The IT-1 Standard for IT Security Roles and Responsibilities
states that the security of IT resources is a shared responsibility between the campus units operating these resources, the technical staff supporting these resources, and the user community using and potentially storing these resources. The Standard below sets forth requirements for how IT resources are to be securely managed.
It is possible to implement compensating controls for standard items that achieve the same results. Compensating controls should be reviewed in advance with the Division of IT (DIT) Security Office to ensure suitability.
For a computer system to be managed securely, unit management must:
- Fully understand the sensitivity of the function or operation being supported by the system and the data being stored and/or manipulated on the system.
- Employ technical staff with the expertise necessary to appropriately maintain the hardware, operating systems, systems software, programs and other associated components of the system to which they are assigned.
- Ensure that technical staff understands their responsibilities and the consequences of poorly managed systems. Consequences include compromise of systems, damage to data or systems, disclosure of sensitive data, potential legal liability for the department and the University, and possible loss of federal or other funding for the department and the University as a whole.
- Provide or procure secure locations for sensitive systems.
- Provide necessary initial and refresher training to technical staff as hardware or software components are revised or added.
- Ensure that assignments and job plans account for time required for systematic and periodic audit and maintenance of systems.
- Participate in the periodic campus information risk assessment.
For a computer system to be managed securely, unit technical staff must abide by the following standards.
- Fully understand the sensitivity of the function or operation being supported by the system and the data being stored or manipulated on the system.
- Encrypt stored sensitive data wherever possible to minimize disclosure if the system is compromised. Ensure that sensitive data can be recovered.
- Encrypt sensitive data being transmitted to-and-from the system to ensure the data is protected in transit.
- Securely remove data from media once that data or device is no longer required, in order to prevent unauthorized disclosure of data. Drive destruction is a very effective method.
- Choose not to employ operating systems or software for which security support is no longer provided. If you must, strictly limit network access to those systems.
- Proactively seek out and apply vendor-supplied fixes necessary to repair security vulnerabilities, within a time frame commensurate with the level of risk.
- Remove or disable unneeded services and software, especially those that are network accessible.

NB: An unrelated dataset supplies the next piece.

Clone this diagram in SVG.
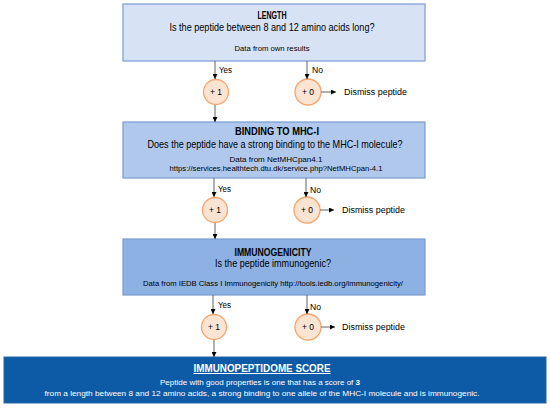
<svg xmlns="http://www.w3.org/2000/svg" width="550" height="409" viewBox="0 0 550 409">
<style>
text{font-family:"Liberation Sans",Arial,sans-serif;text-anchor:middle;fill:#000}
.h{font-weight:bold;font-size:10px}
.q{font-size:10.5px}
.d{font-size:7.5px}
.lbl{font-size:8.5px;text-anchor:start}
.box{stroke:#7a9bd0;stroke-width:1.2}
.circ{fill:#fce4d2;stroke:#f6a46b;stroke-width:1.3}
.ct{font-size:8.5px}
.con{stroke:#505050;stroke-width:0.9;fill:none;marker-end:url(#ah)}
.w{fill:#fff}
</style>
<defs>
<marker id="ah" viewBox="0 0 10 10" refX="10" refY="5" markerWidth="5" markerHeight="5" orient="auto" markerUnits="userSpaceOnUse"><path d="M0,0 L10,5 L0,10 z" fill="#000"/></marker>
</defs>
<g id="length">
<rect class="box" x="123" y="4" width="302" height="57" fill="#d7e3f5"/>
<text class="h" x="272" y="19" textLength="29" lengthAdjust="spacingAndGlyphs">LENGTH</text>
<text class="q" x="272" y="31" textLength="205" lengthAdjust="spacingAndGlyphs">Is the peptide between 8 and 12 amino acids long?</text>
<text class="d" x="272" y="51" textLength="75" lengthAdjust="spacingAndGlyphs">Data from own results</text>
</g>
<g id="binding">
<rect class="box" x="123" y="122" width="302" height="56" fill="#afc8ec"/>
<text class="h" x="277" y="135" textLength="84" lengthAdjust="spacingAndGlyphs">BINDING TO MHC-I</text>
<text class="q" x="275" y="148" textLength="255" lengthAdjust="spacingAndGlyphs">Does the peptide have a strong binding to the MHC-I molecule?</text>
<text class="d" x="276" y="162" textLength="93" lengthAdjust="spacingAndGlyphs">Data from NetMHCpan4.1</text>
<text class="d" x="276" y="171" textLength="213" lengthAdjust="spacingAndGlyphs">https://services.healthtech.dtu.dk/service.php?NetMHCpan-4.1</text>
</g>
<g id="immunogenicity">
<rect class="box" x="123" y="239" width="302" height="56" fill="#8db1e2"/>
<text class="h" x="273" y="256" textLength="77" lengthAdjust="spacingAndGlyphs">IMMUNOGENICITY</text>
<text class="q" x="273" y="267" textLength="116" lengthAdjust="spacingAndGlyphs">Is the peptide immunogenic?</text>
<text class="d" x="273" y="286" textLength="260" lengthAdjust="spacingAndGlyphs">Data from IEDB Class I Immunogenicity http://tools.iedb.org/immunogenicity/</text>
</g>
<g id="score">
<rect x="4" y="357" width="542" height="46" fill="#0d5aa7" stroke="#2a64a8" stroke-width="1"/>
<text class="h w" x="262" y="372" textLength="137" lengthAdjust="spacingAndGlyphs" text-decoration="underline">IMMUNOPEPTIDOME SCORE</text>
<text class="d w" x="260" y="385" textLength="200" lengthAdjust="spacingAndGlyphs">Peptide with good properties is one that has a score of <tspan font-weight="bold">3</tspan></text>
<text class="d w" x="262" y="396" textLength="435" lengthAdjust="spacingAndGlyphs">from a length between 8 and 12 amino acids, a strong binding to one allele of the MHC-I molecule and is immunogenic.</text>
</g>
<g id="c1yes"><circle class="circ" cx="216" cy="92" r="12.5"/><text class="ct" x="216" y="95">+ 1</text></g>
<g id="c1no"><circle class="circ" cx="308" cy="92" r="13"/><text class="ct" x="308" y="95">+ 0</text></g>
<g id="c2yes"><circle class="circ" cx="215" cy="210" r="12.5"/><text class="ct" x="215" y="213">+ 1</text></g>
<g id="c2no"><circle class="circ" cx="307" cy="210" r="13"/><text class="ct" x="307" y="213">+ 0</text></g>
<g id="c3yes"><circle class="circ" cx="214" cy="327" r="12.5"/><text class="ct" x="214" y="330">+ 1</text></g>
<g id="c3no"><circle class="circ" cx="308" cy="327" r="13"/><text class="ct" x="308" y="330">+ 0</text></g>
<g id="connectors">
<path class="con" d="M215,61 V79"/>
<path class="con" d="M307,61 V79"/>
<path class="con" d="M321,92 H336"/>
<path class="con" d="M215,105 V122"/>
<path class="con" d="M214,178 V197"/>
<path class="con" d="M306,178 V197"/>
<path class="con" d="M320,210 H334"/>
<path class="con" d="M215,223 V239"/>
<path class="con" d="M213,295 V314"/>
<path class="con" d="M307,295 V314"/>
<path class="con" d="M321,327 H335"/>
<path class="con" d="M214,340 V357"/>
<text class="lbl" x="219" y="73" textLength="13" lengthAdjust="spacingAndGlyphs">Yes</text>
<text class="lbl" x="312" y="73" textLength="11" lengthAdjust="spacingAndGlyphs">No</text>
<text class="lbl" x="344" y="95" textLength="63" lengthAdjust="spacingAndGlyphs">Dismiss peptide</text>
<text class="lbl" x="218" y="192" textLength="13" lengthAdjust="spacingAndGlyphs">Yes</text>
<text class="lbl" x="310" y="193" textLength="11" lengthAdjust="spacingAndGlyphs">No</text>
<text class="lbl" x="342" y="213" textLength="63" lengthAdjust="spacingAndGlyphs">Dismiss peptide</text>
<text class="lbl" x="218" y="308" textLength="13" lengthAdjust="spacingAndGlyphs">Yes</text>
<text class="lbl" x="310" y="310" textLength="11" lengthAdjust="spacingAndGlyphs">No</text>
<text class="lbl" x="342" y="330" textLength="63" lengthAdjust="spacingAndGlyphs">Dismiss peptide</text>
</g>
</svg>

- Unless a system is on a private network, scan computers for security vulnerabilities at least monthly, to ensure new vulnerabilities are promptly identified and addressed. Scans should also be conducted:
- Immediately after installation or configuration of a new system is completed.
- Immediately after introduction of a new operating system or an upgrade to an existing operating system.
- Immediately after installation or upgrade of networking or other system software.
- Install and maintain anti-virus software on operating systems for which the University has licensed such software and maintain current virus pattern files.
- Subscribe to vendor and other advisory services applicable to the operating environment being maintained.
- Stay current on security issues that affect the University environment by subscribing to the weekly IT security update and visiting the Security section of the DIT website.
- Ensure that IT resources are secured against theft and systems holding sensitive data are protected from unauthorized physical access.
- Deploy encrypted communications methods for secure access to the system.
- Where technically possible, only allow legitimate and authorized network access to systems.
- Require all users to be identified and authenticated before access is allowed.
- Perform day-to-day work as a non-privileged user and use only privileged accounts for tasks that require additional capabilities.
- Ensure that all accounts require a password. When technically feasible, utilize CAS (Central Authentication Service) for authentication to leverage central account management and multi-factor authentication.
- Where technically practicable, use multi-factor authentication for privileged access to servers, applications and network infrastructure.
- Ensure that re-usable passwords are not sent over the network in clear-text.
- If a system is capable, log the following list of system activities. Work with DIT to determine if these logs are a good candidate for inclusion in the centralized Splunk enterprise logging solution:
- Successful user logins, including the location from which the logins originated.
- Unsuccessful login attempts, including the location from which the attempts originated.
- Unsuccessful file access attempts.
- Successful file accesses for files and databases containing sensitive data.
- The following activities must be reported immediately to the DIT IT Security Office (301-226-4225):
- Suspected or actual security breaches of university information or of information systems.
- Systematic unsuccessful attempts to compromise information.
- Suspected or actual weaknesses in the safeguards protecting university information or information systems.
- Missing or stolen equipment. Such incidents must also be reported to University Police.